Kültür, aynı zamanda, geçmişle gelecek arasında bir köprü görevi görür. Gelenekler, ritüeller ve hikayeler, geçmiş kuşakların deneyimlerini, bilgilerini ve değerlerini gelecek nesillere aktarmayı sağlar. Bu aktarım, bir toplumun sürekliliğini ve kimliğini korumak için olmazsa olmazdır. Ancak, kültürel aktarımın tek yönlü olması gerektiği anlamına gelmez; kültürel miras, yorumlanabilir, yeniden yorumlanabilir ve gelecek nesiller tarafından yeniden şekillendirilebilir. Bu da kültürün dinamik ve sürekli evrim geçiren bir yapı olduğunu gösterir.
Kültürel çeşitliliğin önemi, giderek küreselleşen dünyamızda daha da belirgin hale gelmektedir. Farklı kültürlerin bir arada yaşaması, karşılıklı anlayış, saygı ve işbirliğine olan ihtiyacı vurgular. Kültürler arası diyalog ve etkileşim, farklı bakış açılarını keşfetmek, yeni fikirler üretmek ve birlikte yaşama becerisini geliştirmek için olmazsa olmazdır. Kültürel çeşitliliğin korunması ve kutlanması, insanlığın ortak mirasını zenginleştirmenin ve gelecek nesiller için daha adil ve sürdürülebilir bir dünya yaratmanın yoludur. Kültürler arasındaki iletişimde empati, anlayış ve sabır; kültürler arası diyaloğun kalbidir.
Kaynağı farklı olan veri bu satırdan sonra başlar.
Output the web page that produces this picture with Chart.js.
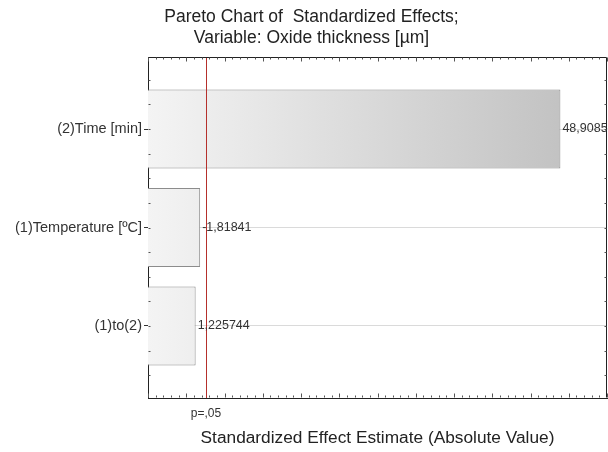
<!DOCTYPE html>
<html><head><meta charset="utf-8">
<script src="https://cdn.jsdelivr.net/npm/chart.js@4.4.1/dist/chart.umd.min.js"></script>
<style>html,body{margin:0;padding:0;background:#fff;}#wrap{width:608px;height:452px;}</style>
</head><body><div id="wrap"><canvas id="c" width="608" height="452"></canvas></div>
<script>
// ---- data ----
const categories = ['(2)Time [min]', '(1)Temperature [ºC]', '(1)to(2)'];
const effects = [48.9085, -1.81841, 1.225744];
const criticalValue = 2.5706;
const criticalLabel = 'p=,05';
const titleLines = ['Pareto Chart of  Standardized Effects;', 'Variable: Oxide thickness [\u00b5m]'];
const xTitle = 'Standardized Effect Estimate (Absolute Value)';
const xMin = -5, xMax = 55;

Chart.defaults.font.family = '"Liberation Sans", Arial, sans-serif';
const fmt = v => String(v).replace('.', ',');

const framePlugin = {
  id: 'frame',
  afterDatasetsDraw(chart) {
    const {ctx, chartArea: ca, scales} = chart;
    const xs = scales.x;
    const rx = Math.round(xs.getPixelForValue(criticalValue)) + 0.5;
    ctx.save();
    ctx.strokeStyle = '#b5302c';
    ctx.lineWidth = 1;
    ctx.beginPath(); ctx.moveTo(rx, ca.top); ctx.lineTo(rx, ca.bottom); ctx.stroke();
    // value labels
    ctx.fillStyle = '#333';
    ctx.font = '12.5px "Liberation Sans", Arial, sans-serif';
    ctx.textBaseline = 'middle';
    ctx.textAlign = 'left';
    chart.getDatasetMeta(0).data.forEach((bar, i) => {
      ctx.fillText(fmt(effects[i]), bar.x + 2, bar.y);
    });
    ctx.restore();
  },
  afterDraw(chart) {
    const {ctx, chartArea: ca, scales} = chart;
    const xs = scales.x, ys = scales.y;
    ctx.save();
    ctx.strokeStyle = '#222';
    ctx.lineWidth = 1;
    const top = Math.round(ca.top) + 0.5, right = Math.round(ca.right) - 0.5;
    const bottom = Math.round(ca.bottom) - 0.5, left = Math.round(ca.left) + 0.5;
    ctx.beginPath();
    ctx.moveTo(left, top); ctx.lineTo(right, top); ctx.lineTo(right, bottom);
    ctx.stroke();
    ctx.strokeStyle = '#555';
    ctx.beginPath();
    for (let v = xMin; v <= xMax; v++) {
      const px = Math.round(xs.getPixelForValue(v)) + 0.5;
      const len = (v % 5 === 0) ? 4 : 2;
      ctx.moveTo(px, bottom); ctx.lineTo(px, bottom - len);
      ctx.moveTo(px, top); ctx.lineTo(px, top + len);
    }
    for (let v = -0.5; v <= 2.5; v += 0.25) {
      const py = Math.round(ys.getPixelForValue(v)) + 0.5;
      ctx.moveTo(left, py); ctx.lineTo(left + 2, py);
      ctx.moveTo(right, py); ctx.lineTo(right - 2, py);
    }
    ctx.stroke();
    ctx.restore();
  }
};

new Chart(document.getElementById('c'), {
  type: 'bar',
  data: {
    datasets: [{
      data: effects.map((v, i) => ({x: Math.abs(v), y: i})),
      base: xMin,
      backgroundColor: (c) => {
        const ca = c.chart.chartArea;
        if (!ca) return '#e6e6e6';
        const g = c.chart.ctx.createLinearGradient(ca.left, 0, ca.right, 0);
        g.addColorStop(0, '#f4f4f4');
        g.addColorStop(1, '#bdbdbd');
        return g;
      },
      borderColor: '#8c8c8c',
      borderWidth: 1,
      categoryPercentage: 1,
      barPercentage: 0.8
    }]
  },
  options: {
    responsive: false,
    animation: false,
    indexAxis: 'y',
    layout: {padding: {left: 16, right: 1, top: 0, bottom: 0}},
    plugins: {
      legend: {display: false},
      tooltip: {enabled: false},
      title: {
        display: true,
        text: titleLines,
        color: '#222',
        font: {size: 17.5, weight: 'normal', lineHeight: 1.2},
        padding: {top: 6.5, bottom: 8.5}
      }
    },
    scales: {
      x: {
        type: 'linear', min: xMin, max: xMax, offset: false,
        grid: {display: false, drawTicks: false},
        border: {display: true, color: '#222'},
        afterBuildTicks: s => { s.ticks = [{value: criticalValue}]; },
        ticks: {callback: () => criticalLabel, color: '#333', font: {size: 12}, padding: 8, maxRotation: 0, autoSkip: false},
        title: {display: true, text: xTitle, color: '#222', font: {size: 17.3}, padding: {top: 2, bottom: 3.6}},
        afterFit: s => { s.height = 54; }
      },
      y: {
        type: 'linear', reverse: true, min: -0.731, max: 2.731, offset: false,
        afterBuildTicks: s => { s.ticks = categories.map((_, i) => ({value: i})); },
        ticks: {callback: v => categories[v], color: '#333', font: {size: 14.5}, padding: 2, autoSkip: false},
        grid: {color: '#dadada', tickLength: 4, tickColor: '#333', drawOnChartArea: true, offset: false},
        border: {display: true, color: '#222'},
        afterFit: s => { s.width = 132; }
      }
    }
  },
  plugins: [framePlugin]
});
</script></body></html>
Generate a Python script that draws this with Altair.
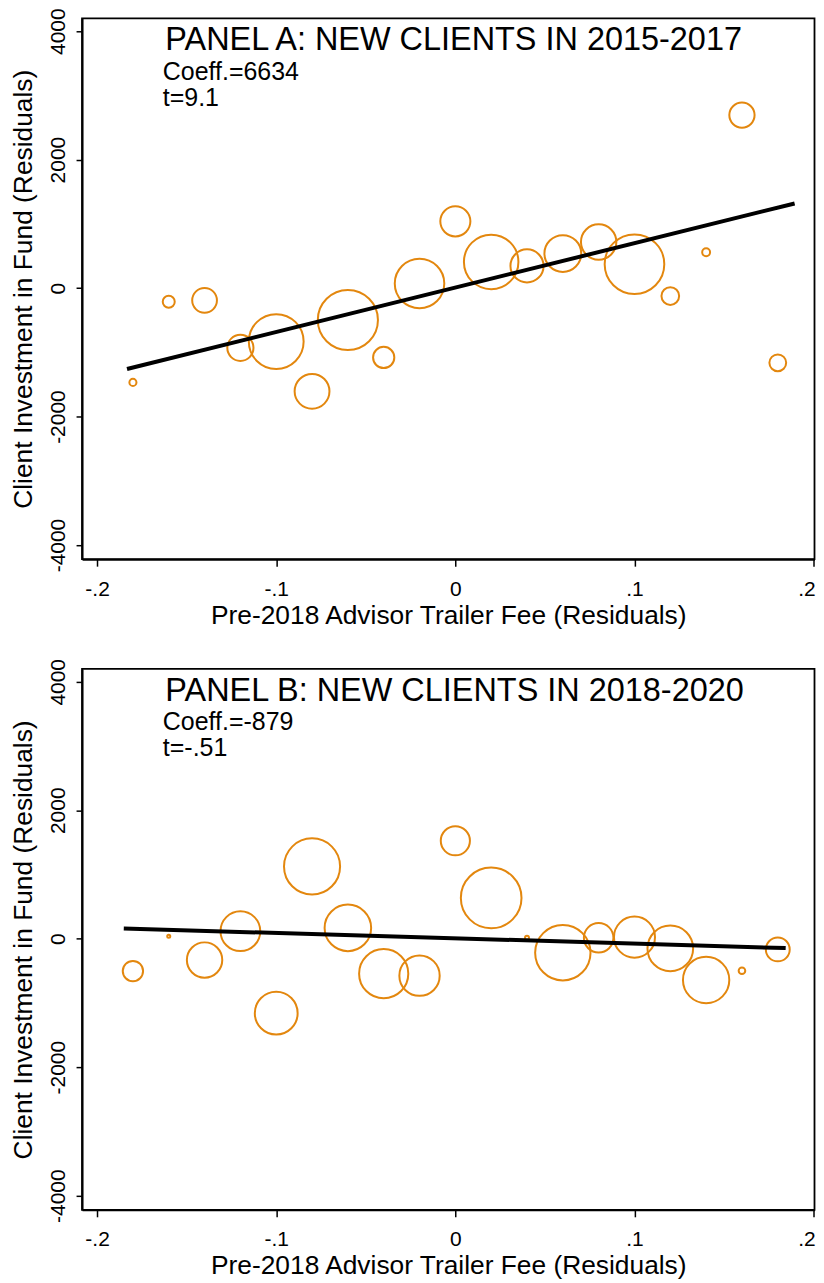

Sonuç olarak, kültür, bireyleri, toplulukları ve insanlığı şekillendiren karmaşık ve çok yönlü bir olgudur. Geçmişin yankılarını taşıyan, geleceğin tohumlarını eken ve insanlığın ortak mirasının önemli bir parçası olan kültür, sürekli evrim geçiren ve değişen dinamik bir yapıdır. Kültürel çeşitliliği anlamak, kutlamak ve korumak, hem bireysel hem de küresel düzeyde sürdürülebilir bir geleceğin yolunu açacaktır.